- **PROBLEM TO SOLVE**:
Copy exactly the lines from the start of the material through the line with "const yTickLabels = ['2·0', '3·0', '4·0'];". Pictures stay out of the copy.

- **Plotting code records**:
⁂

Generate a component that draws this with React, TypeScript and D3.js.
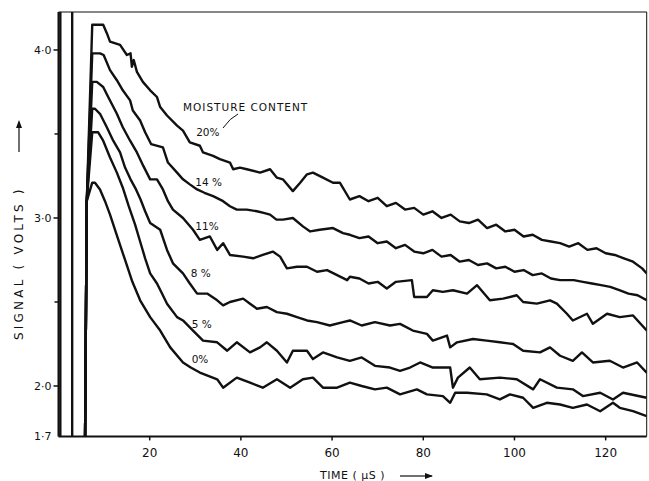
import React from 'react';
import * as d3 from 'd3';

// time (µs) / signal (volts)
const xTicks = [20, 40, 60, 80, 100, 120];
const yTicks = [2.0, 3.0, 4.0];
const yMinorTicks = [2.5, 3.5];
const yTickLabels = ['2·0', '3·0', '4·0'];

const moistureLabels = ['20%', '14 %', '11%', '8 %', '5 %', '0%'];
// where each label sits (time, volts)
const labelAt: [number, number][] = [
  [30.2, 3.51], [30.0, 3.21], [30.0, 2.95], [29.0, 2.67], [29.2, 2.37], [29.2, 2.16],
];

// the saturating pulse at t=0
const pulse: [number, number][] = [[0.4, 1.6], [0.4, 4.5], [3.0, 4.5], [3.0, 1.6], [5.8, 1.6]];

const trace20: [number, number][] = [
  [5.8, 1.6], [6.2, 3.1], [7.4, 4.15], [9.8, 4.15], [10.6, 4.10], [11.3, 4.05], [13.5, 4.03], [15.0, 3.97],
  [15.8, 3.98], [16.1, 3.90], [16.5, 3.94], [17.2, 3.87], [18.5, 3.81], [20.1, 3.76], [21.6, 3.72],
  [22.3, 3.66], [23.8, 3.61], [26.0, 3.55], [27.3, 3.52], [28.8, 3.45], [31.0, 3.43], [31.7, 3.39],
  [33.9, 3.37], [35.4, 3.35], [37.6, 3.33], [38.3, 3.29], [39.8, 3.30], [41.3, 3.29], [44.2, 3.27], [46.4, 3.29],
  [47.9, 3.24], [49.2, 3.23], [51.4, 3.16], [53.0, 3.21], [54.5, 3.26], [55.8, 3.27], [58.0, 3.24],
  [60.2, 3.21], [61.7, 3.21], [63.9, 3.11], [66, 3.13], [68, 3.10], [70, 3.12], [72, 3.07],
  [74, 3.09], [76, 3.05], [78, 3.06], [80, 3.02], [82, 3.04], [84, 3.00], [86, 3.02], [88, 2.98],
  [90, 2.97], [92, 2.99], [94, 2.94], [96, 2.96], [98, 2.92], [100, 2.93], [102, 2.89], [104, 2.90],
  [106, 2.87], [108, 2.86], [110, 2.85], [112, 2.83], [114, 2.85], [116, 2.81], [118, 2.82],
  [120, 2.79], [122, 2.78], [124, 2.76], [126, 2.74], [128, 2.70], [129, 2.67],
];

const trace14: [number, number][] = [
  [5.8, 1.6], [6.2, 3.1], [7.4, 3.98], [9.1, 3.98], [9.9, 3.97], [11.3, 3.88], [12.8, 3.82], [14.1, 3.76],
  [15.7, 3.70], [16.3, 3.64], [17.9, 3.58], [19.0, 3.51], [20.3, 3.44], [22.9, 3.42], [24.0, 3.33],
  [26.0, 3.27], [27.3, 3.23], [28.8, 3.20], [30.4, 3.17], [32.0, 3.15], [33.9, 3.13], [36.1, 3.10],
  [37.6, 3.07], [39.1, 3.05], [41.3, 3.05], [43.5, 3.04], [45.0, 3.03], [46.4, 3.02],
  [47.8, 2.99], [49.2, 2.99], [51.4, 3.00], [53.6, 2.95], [55.2, 2.92], [57.3, 2.93], [60.2, 2.94],
  [62.4, 2.91], [63.9, 2.90], [66, 2.88], [68, 2.89], [70, 2.85], [72, 2.86], [74, 2.82], [76, 2.84],
  [78, 2.80], [80, 2.79], [82, 2.81], [84, 2.77], [86, 2.78], [88, 2.74], [90, 2.75], [92, 2.72],
  [94, 2.73], [96, 2.70], [98, 2.71], [100, 2.68], [102, 2.69], [104, 2.66], [106, 2.67],
  [108, 2.64], [110, 2.63], [113, 2.63], [115, 2.62], [117, 2.61], [119, 2.60], [121, 2.59], [123, 2.57],
  [125, 2.55], [127, 2.54], [129, 2.51],
];

const trace11: [number, number][] = [
  [5.8, 1.6], [6.2, 3.1], [7.4, 3.81], [8.4, 3.81], [9.8, 3.78], [10.9, 3.72], [12.8, 3.62], [14.1, 3.54],
  [15.7, 3.46], [17.2, 3.39], [18.6, 3.31], [20.1, 3.23], [21.6, 3.23], [22.9, 3.17], [24.0, 3.10], [25.1, 3.05], [27.3, 3.00],
  [29.5, 2.93], [31.0, 2.87], [33.2, 2.89], [34.8, 2.81], [36.1, 2.85], [37.6, 2.78], [40.5, 2.77],
  [42.7, 2.76], [44.8, 2.78], [47.0, 2.80], [48.6, 2.77], [50.1, 2.70], [52.3, 2.71], [54.5, 2.71],
  [56.7, 2.68], [58.9, 2.69], [61.1, 2.66], [63.3, 2.63], [63.9, 2.65], [66, 2.64], [68, 2.61],
  [70, 2.62], [72, 2.58], [74, 2.62], [77.5, 2.63], [78.0, 2.53], [80.8, 2.53], [82.1, 2.57],
  [84.3, 2.56], [86.5, 2.57], [89.6, 2.55], [91.8, 2.60], [94.6, 2.51], [97.5, 2.52], [100.5, 2.54], [101.9, 2.50],
  [104.9, 2.49], [107.8, 2.51], [109.3, 2.49], [111.5, 2.43], [112.8, 2.39], [115.9, 2.43],
  [117.2, 2.37], [120.3, 2.43], [123.1, 2.41], [126.0, 2.42], [129, 2.33],
];

const trace8: [number, number][] = [
  [5.8, 1.6], [6.2, 3.1], [7.4, 3.65], [8.0, 3.65], [9.1, 3.62], [10.6, 3.54], [12.0, 3.46], [13.5, 3.39],
  [14.6, 3.30], [15.8, 3.23], [17.0, 3.17], [18.0, 3.11], [19.0, 3.04], [20.1, 2.97], [22.3, 2.93], [23.8, 2.81],
  [25.1, 2.73], [27.3, 2.67], [28.8, 2.61], [30.4, 2.55], [32.6, 2.55], [34.8, 2.51], [36.1, 2.48],
  [37.6, 2.50], [40.5, 2.52], [42.0, 2.49], [43.5, 2.46], [45.7, 2.47], [47.9, 2.44], [50.1, 2.43],
  [52.3, 2.41], [54.5, 2.39], [56.7, 2.38], [59.5, 2.36], [62.4, 2.38], [63.9, 2.39], [66.5, 2.36],
  [69.4, 2.38], [72.7, 2.36], [74.9, 2.37], [77.7, 2.33], [80.8, 2.31], [82.1, 2.27], [85.2, 2.30],
  [85.9, 2.23], [87.4, 2.26], [90.9, 2.28], [93.9, 2.27], [96.8, 2.26], [99.7, 2.25], [101.9, 2.21],
  [105.6, 2.20], [107.8, 2.23], [110.0, 2.18], [112.8, 2.15], [114.8, 2.20], [117.2, 2.14],
  [120.9, 2.15], [123.8, 2.11], [126.9, 2.14], [129, 2.08],
];

const trace5: [number, number][] = [
  [5.8, 1.6], [6.2, 3.1], [7.4, 3.51], [8.7, 3.51], [9.8, 3.46], [11.3, 3.36], [12.8, 3.27], [14.1, 3.18],
  [15.4, 3.07], [16.8, 2.96], [17.9, 2.86], [19.0, 2.76], [20.1, 2.67], [21.6, 2.61], [22.7, 2.55], [23.8, 2.49],
  [26.0, 2.41], [27.3, 2.39], [29.5, 2.33], [31.7, 2.27], [34.8, 2.26], [37.0, 2.21], [39.1, 2.26],
  [42.0, 2.20], [44.2, 2.23], [45.7, 2.26], [47.9, 2.21], [50.1, 2.14], [51.4, 2.21], [54.5, 2.21],
  [55.8, 2.16], [58.0, 2.20], [61.1, 2.17], [63.9, 2.15], [66.5, 2.17], [69.4, 2.12], [72.7, 2.11],
  [74.9, 2.09], [77.1, 2.11], [79.3, 2.14], [82.1, 2.11], [85.9, 2.11], [86.5, 1.99], [87.6, 2.05],
  [90.2, 2.11], [92.4, 2.04], [96.8, 2.05], [100.5, 2.04], [104.1, 1.98], [105.6, 2.04], [109.3, 1.99],
  [112.8, 1.98], [115.0, 1.94], [118.8, 1.96], [121.6, 1.92], [123.8, 1.96], [129, 1.93],
];

const trace0: [number, number][] = [
  [5.8, 1.6], [6.2, 3.1], [7.4, 3.21], [8.0, 3.21], [9.1, 3.17], [10.2, 3.10], [11.3, 3.02], [13.0, 2.88],
  [14.6, 2.75], [16.2, 2.62], [17.9, 2.51], [20.1, 2.41], [22.3, 2.33], [24.5, 2.23], [27.3, 2.14],
  [29.0, 2.11], [31.0, 2.08], [34.8, 2.04], [36.1, 1.99], [39.1, 2.05], [42.0, 2.02], [44.8, 1.99],
  [47.9, 2.04], [50.8, 1.99], [53.6, 2.04], [55.8, 2.05], [58.0, 1.99], [61.1, 1.99], [63.9, 2.02],
  [66.5, 2.00], [69.4, 1.98], [72.0, 1.99], [74.9, 1.95], [78.6, 1.98], [80.8, 1.95], [84.3, 1.94],
  [85.9, 1.90], [87.0, 1.96], [89.6, 1.96], [93.9, 1.95], [96.8, 1.92], [99.0, 1.95], [101.9, 1.93],
  [104.1, 1.87], [107.1, 1.90], [110.0, 1.89], [112.8, 1.87], [115.9, 1.89], [118.8, 1.85],
  [121.6, 1.90], [123.1, 1.87], [126.0, 1.85], [129, 1.82],
];

const traces = [trace20, trace14, trace11, trace8, trace5, trace0];

const W = 649;
const H = 481;
const FONT = "'DejaVu Sans', sans-serif";

export default function App() {
  const x = d3.scaleLinear().domain([0, 129]).range([58.5, 646.7]);
  const y = d3.scaleLinear().domain([1.7, 4.226]).range([436.4, 12]);

  const line = d3.line<[number, number]>()
    .x(d => x(d[0]))
    .y(d => y(d[1]));

  const [x0, x1] = x.range();
  const [yb, yt] = y.range();

  return (
    <svg width={W} height={H} style={{ position: 'absolute', left: 0, top: 0, background: '#fff' }}
      fontFamily={FONT}>
      <defs>
        <clipPath id="plotClip">
          <rect x={x0} y={yt} width={x1 - x0} height={yb - yt} />
        </clipPath>
      </defs>

      {/* frame */}
      <line x1={x0} x2={x0} y1={yt} y2={yb} stroke="#111" strokeWidth={2} />
      <line x1={x0} x2={x1} y1={yb} y2={yb} stroke="#111" strokeWidth={2} />
      <line x1={x0} x2={x1} y1={yt} y2={yt} stroke="#111" strokeWidth={1.2} />
      <line x1={x1} x2={x1} y1={yt} y2={yb} stroke="#111" strokeWidth={1} />

      {/* y ticks */}
      {yTicks.map((v, i) => (
        <g key={v}>
          <line x1={x0 - 5} x2={x0} y1={y(v)} y2={y(v)} stroke="#111" strokeWidth={1.5} />
          <text x={x0 - 7} y={y(v)} dy="0.35em" textAnchor="end" fontSize={11} fill="#111">
            {yTickLabels[i]}
          </text>
        </g>
      ))}
      {yMinorTicks.map(v => (
        <line key={v} x1={x0 - 4} x2={x0} y1={y(v)} y2={y(v)} stroke="#111" strokeWidth={1.5} />
      ))}
      <text x={x0 - 7} y={y(1.7)} dy="0.35em" textAnchor="end" fontSize={11} fill="#111">1·7</text>

      {/* x ticks */}
      {xTicks.map(v => (
        <g key={v}>
          <line x1={x(v)} x2={x(v)} y1={yb} y2={yb + 4} stroke="#111" strokeWidth={1.5} />
          <text x={x(v)} y={yb + 16} dy="0.35em" textAnchor="middle" fontSize={12} fill="#111">{v}</text>
        </g>
      ))}

      {/* axis titles */}
      <text x={320} y={475} dy="0.35em" fontSize={11} fill="#111" letterSpacing={0.5}>TIME ( μS )</text>
      <line x1={400} x2={432} y1={476} y2={476} stroke="#111" strokeWidth={1.2} />
      <path d="M433,476 L425,473 L425,479 Z" fill="#111" />

      <g transform="translate(19,340) rotate(-90)">
        <text x={0} y={0} dy="0.35em" fontSize={12} fill="#111" letterSpacing={3.2}>SIGNAL ( VOLTS )</text>
        <line x1={188} x2={218} y1={0} y2={0} stroke="#111" strokeWidth={1.2} />
        <path d="M220,0 L212,-3 L212,3 Z" fill="#111" />
      </g>

      {/* traces */}
      <g clipPath="url(#plotClip)" fill="none" stroke="#111" strokeWidth={2.4} strokeLinejoin="round">
        <path d={line(pulse) ?? ''} />
        {traces.map((t, i) => (
          <path key={i} d={line(t) ?? ''} />
        ))}
      </g>

      {/* labels */}
      <text x={183} y={107} dy="0.35em" fontSize={10.5} fill="#111" letterSpacing={1}>MOISTURE  CONTENT</text>
      <path d="M238,114 Q230,118 223,128" fill="none" stroke="#111" strokeWidth={1} />
      {moistureLabels.map((lab, i) => (
        <text key={lab} x={x(labelAt[i][0])} y={y(labelAt[i][1])} dy="0.35em" fontSize={10.5} fill="#111">
          {lab}
        </text>
      ))}
    </svg>
  );
}
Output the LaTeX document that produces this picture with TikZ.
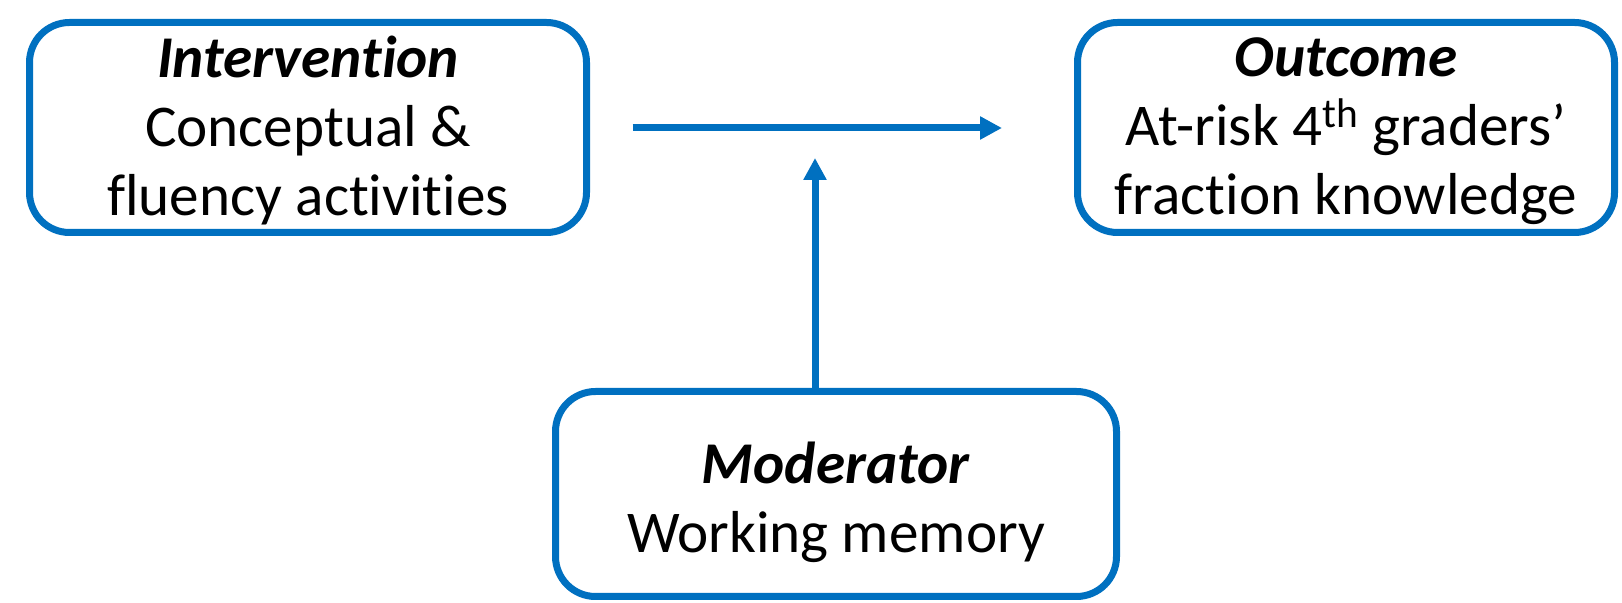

⁂

- **EXERCISE ANSWER**:
Generate a component that draws this with React, TypeScript and D3.js.
import React from 'react';
import * as d3 from 'd3';

// time (µs) / signal (volts)
const xTicks = [20, 40, 60, 80, 100, 120];
const yTicks = [2.0, 3.0, 4.0];
const yMinorTicks = [2.5, 3.5];
const yTickLabels = ['2·0', '3·0', '4·0'];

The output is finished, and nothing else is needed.